Imagining the Land

Reviewed by Marinette Grimbeek

Trevor Herriot’s Towards a Prairie Atonement is a lyrical appeal for “a restored covenant with the land” based on Métis land-use practices. For all its lyricism and intimate descriptions of precarious prairie life, Herriot’s slim volume brims with anger. The author’s wrath stems not only from the Harper government’s lifting of federal protection for these endangered grasslands in 2012, but also from the irreparable damage done by colonialism and forced removals. Most of the prairie has been left in private or public ownership, and, consequently, Herriot envisages “a third way” that transcends this dichotomy, based on traditional First Nations and Métis land tenure. Herriot’s indictment of private ownership is not universal, however; he recognizes that at least some small freeholders have had a positive impact on grassland ecology and the local economies.

Some of the most poignant passages from Towards a Prairie Atonement are spent in conversation with Michif Elder Norman Fleury (who also penned the Afterword) in the graveyard at Ste. Madeleine, all that remains of the Métis community whose residents were forcibly removed by the federal government in the late 1930s. So if Herriot’s lament on the fate of the prairie seems nostalgic, his nostalgia is tempered by a consideration of the extermination of the buffalo, and of the way in which both human and nonhuman suffering can be traced back to colonial and corporate expansionism. Atonement is an essential component of Herriot’s envisaged prairie commonwealth: atonement should involve decolonization, expressed as a “restored covenant with the land and the peoples who have known it so long.”

Herriot’s volume is one of reconciliation and an appeal for renewed respect between human communities. Imagining the Supernatural North, on the other hand, focuses on the circumpolar North—and cardinal direction—as imagined Other. Although its editors express the hope that their volume may serve as a “staring point for a criticism of the discursive hegemony claimed by European-American observers over the North and its inhabitants,” not many of the contributions explicitly reflect on their own cultural bias.

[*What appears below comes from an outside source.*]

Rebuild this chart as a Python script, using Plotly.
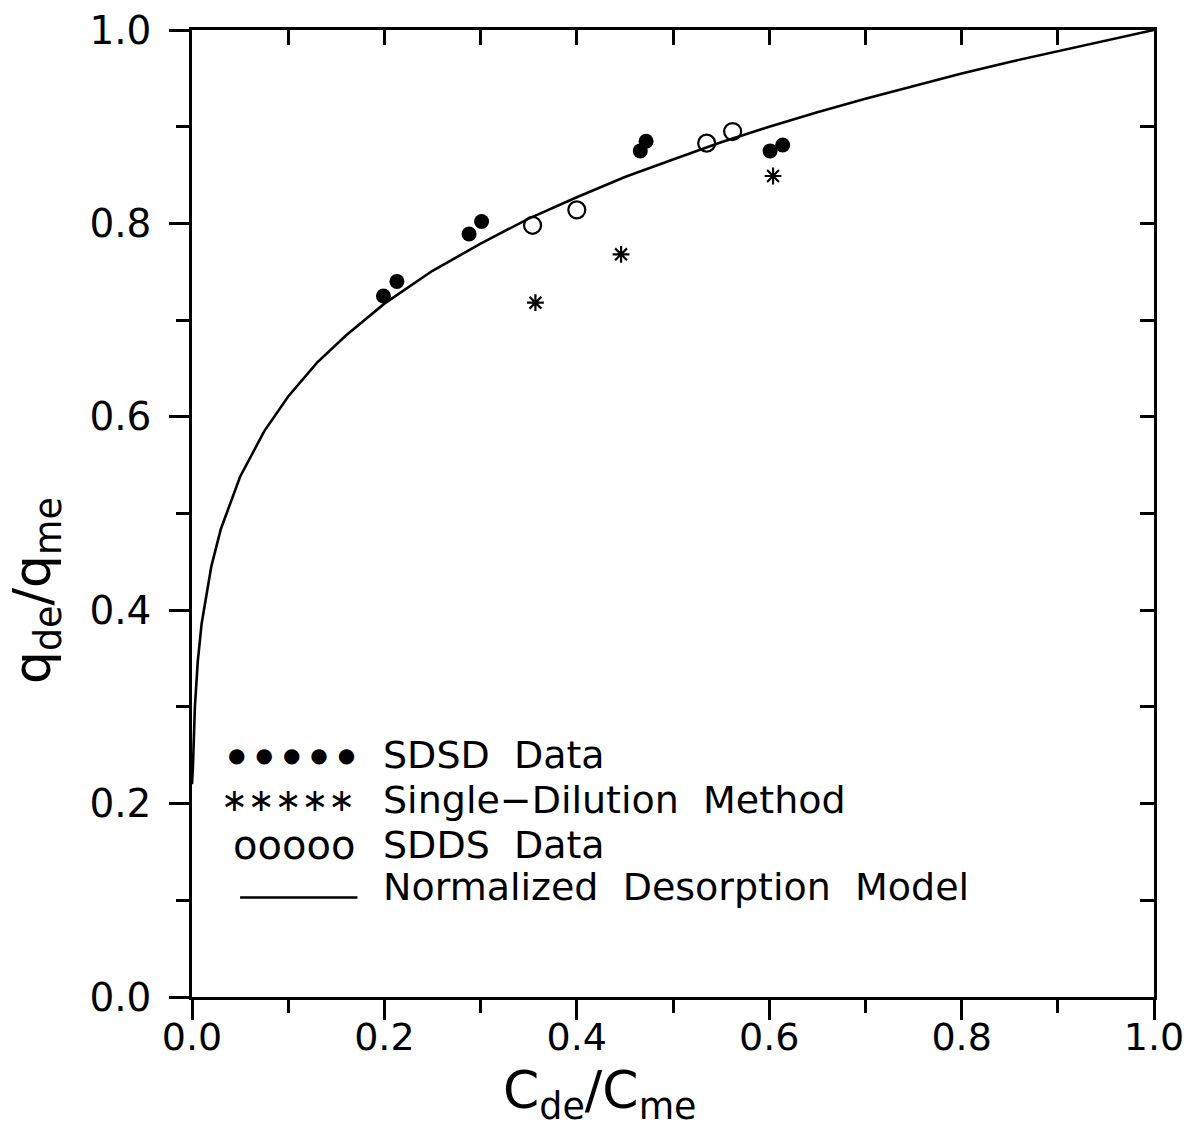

The collection’s sixteen chapters are presented in four parts: “Ancient Roots: The Menace and the Divine”; “From the Middle Ages to the Early Modern Period: The Monstrous and the Demonic”; “The Nineteenth Century: The Scientific and the Spiritual”; and “Contemporary Perspectives: The Desire for a Supernatural North.” Individual chapters cover diverse topics, ranging from the North in Jewish lore and Ancient Greek proverbs to the role played by Northern imagery in contemporary subcultures, such as black metal and Otherkin communities (the latter comprising individuals who regard themselves as not just human), to readings of specific texts or biographies. Broadly speaking, most of the chapters take an anthropological or cultural studies approach, although many other disciplines are involved, including history, linguistics, literary studies, and folkloristics.

Nevertheless, precisely because of the variety of subjects and time periods it covers, my overall impression is of a slight lack of coherence within the collection, which might have been addressed with more explicit attention to one or more aspects of the “imaginatio borealis” in all of the chapters, such as the gendering or Othering of the North. While the volume certainly multiplies perspectives on associations of the supernatural with the North, a slightly narrower focus, and fewer very long quotations in the relatively short chapters, would perhaps have been more useful for a student of the gothic or the uncanny. As it is, however, Imagining the Supernatural North provides an accessible introduction to a vast subject by touching on such a variety of aspects related to the North and its hold on the Western imagination.

Both Towards a Prairie Atonement and Imagining the Supernatural North concern the ways in which we make sense of our planetary habitation. In their very different approaches, both of these volumes underscore that such conceptions are not static; some hope for changed relations lies in repeated re-imagination and the acknowledgement of marginalized perspectives.